De là vient la Porte je pense, la première Porte de l’histoire, de cette histoire en tout cas. Peut-être la porte qui s’ouvre entre l’homme et la nature. La porte aussi d’une mémoire, la porte des mémoires, puis à la porte des mémoires, celle de Monte et Descend. Celle qui s’ouvre quand on se fracasse le visage contre une pierre, quand on court à en trébucher dans les pentes, ou quand on peint son portrait en se frappant le dos d’un bâton. Celle des grands jeux des villages d’avant :
« Je dois jouer maintenant. Je choisis pierre pincée. Je prends dans chaque main un petit caillou que je serre entre le pouce et l’autre doigt. Je les entrechoque, de plus en plus fort, ils glissent parfois l’un contre l’autre et écorchent mes doigts, fendent mes ongles. Le sang ruisselle et forme un motif dans un cercle de terre fraîchement dégagée. Du bout des doigts je reproduis le motif sur mon front puis à pleine figure. Je cherche un bloc que je ne peux soulever, et de tout mon poids viens y écraser mon visage. C’est le rêve maintenant et je m’exécute. J’aime les jeux à la porte des mémoires. »
Extrait, Monte et Descend, LP 2007[1]
Aujourd’hui la porte est là. Statique comme une porte de grange devant laquelle chuteraient des pots de terre cuite. Effacée et furtive dans le gaz quand le pot éclate, portée par cette tête qui le frappe en cloche de messe contre les blocs de granit. En cloche de glas. C’est l’Angelus de Millet, la cloche à fendre les heures en même temps que les têtes, appuyées contre les portes, appuyées contre les manches de bêches ou à l’arrière des charrues.
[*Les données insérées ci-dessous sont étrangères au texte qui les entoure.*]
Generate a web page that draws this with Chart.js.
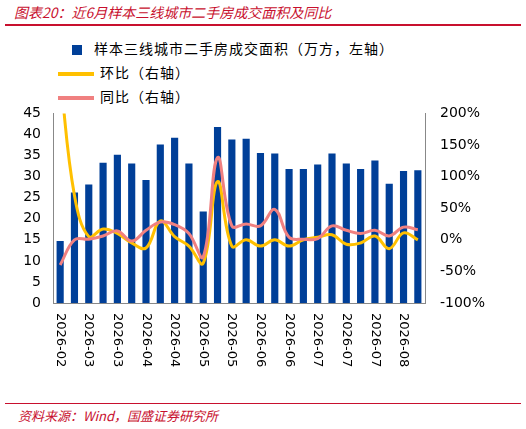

Le paysage ne rend rien. Il absorbe tout. Les maisons, les villes et les villages, tout comme les corps qui s’y trouvent, morts ou vivants. Vous voulez comprendre... ? Alors il va falloir creuser. Creuser. Creuser. Creuser. Et par là-même n’oubliez pas d’y faire un trou, pour votre propre tombe. Que je vienne y creuser un jour. Et que d’autres plus tard viennent m’y creuser... C’est ça ou c’est la porte ! Sortez ! Rien à voir, rien à penser, rien. C’est ça ou c’est la porte, celle qui baille sur la nature, celle qui fait mal à la tête, celle qui se dit porte de l’art.
LP 2015
Lucien Pelen est né en 1978, il vit à Altier en Lozère.
La galerie chantiersBoîteNoire lui a consacré cinq expositions personnelles depuis 2005.
Son œuvre, fait l’objet de nombreuses expositions en France et à l’étranger. Il a participé entre autres à La dégelée Rabelais au Château comtal de Carcassonne, Souvenirs de voyage au Musée de Grenoble, Le Mur à la Maison Rouge à Paris, Entre deux chaises, un livre à la Fondation Boghossian - Villa Empain à Bruxelles, Ainsi soit-il ! au Musée des Beaux-Arts de Lyon, (A)Pesanteur, récits sans gravité au Frac Lorraine à Metz, ainsi qu’au Musée archéologique Lattara de Lattes avec A la porte des mémoires. Récemment en duo avec Abdelkader Benchamma pour Pierre blanche, étoiles noires à l’ENSAM (Frac Occitanie Montpellier)
Présent à la FIAC, Preview Berlin et Slick Bruxelles, cette année à Paris Photo. Il est représenté par la galerie Aline Vidal à Paris et par Christian Laune à Montpellier.
Les photographies et les vidéos de Lucien Pelen sont présentes dans la prestigieuse collection Antoine de Galbert qui lui offre un soutien fidèle et précieux.
Le Frac Occitanie Montpellier possède plusieurs œuvres de cet artiste et participe activement à la diffusion de son travail. Une monographie intitulée Monte et descend produite en partenariat avec Antoine de Galbert, la galerie Aline Vidal, le Frac Occitanie Montpellier et la galerie chantiersBoîteNoire, paraîtra fin 2022.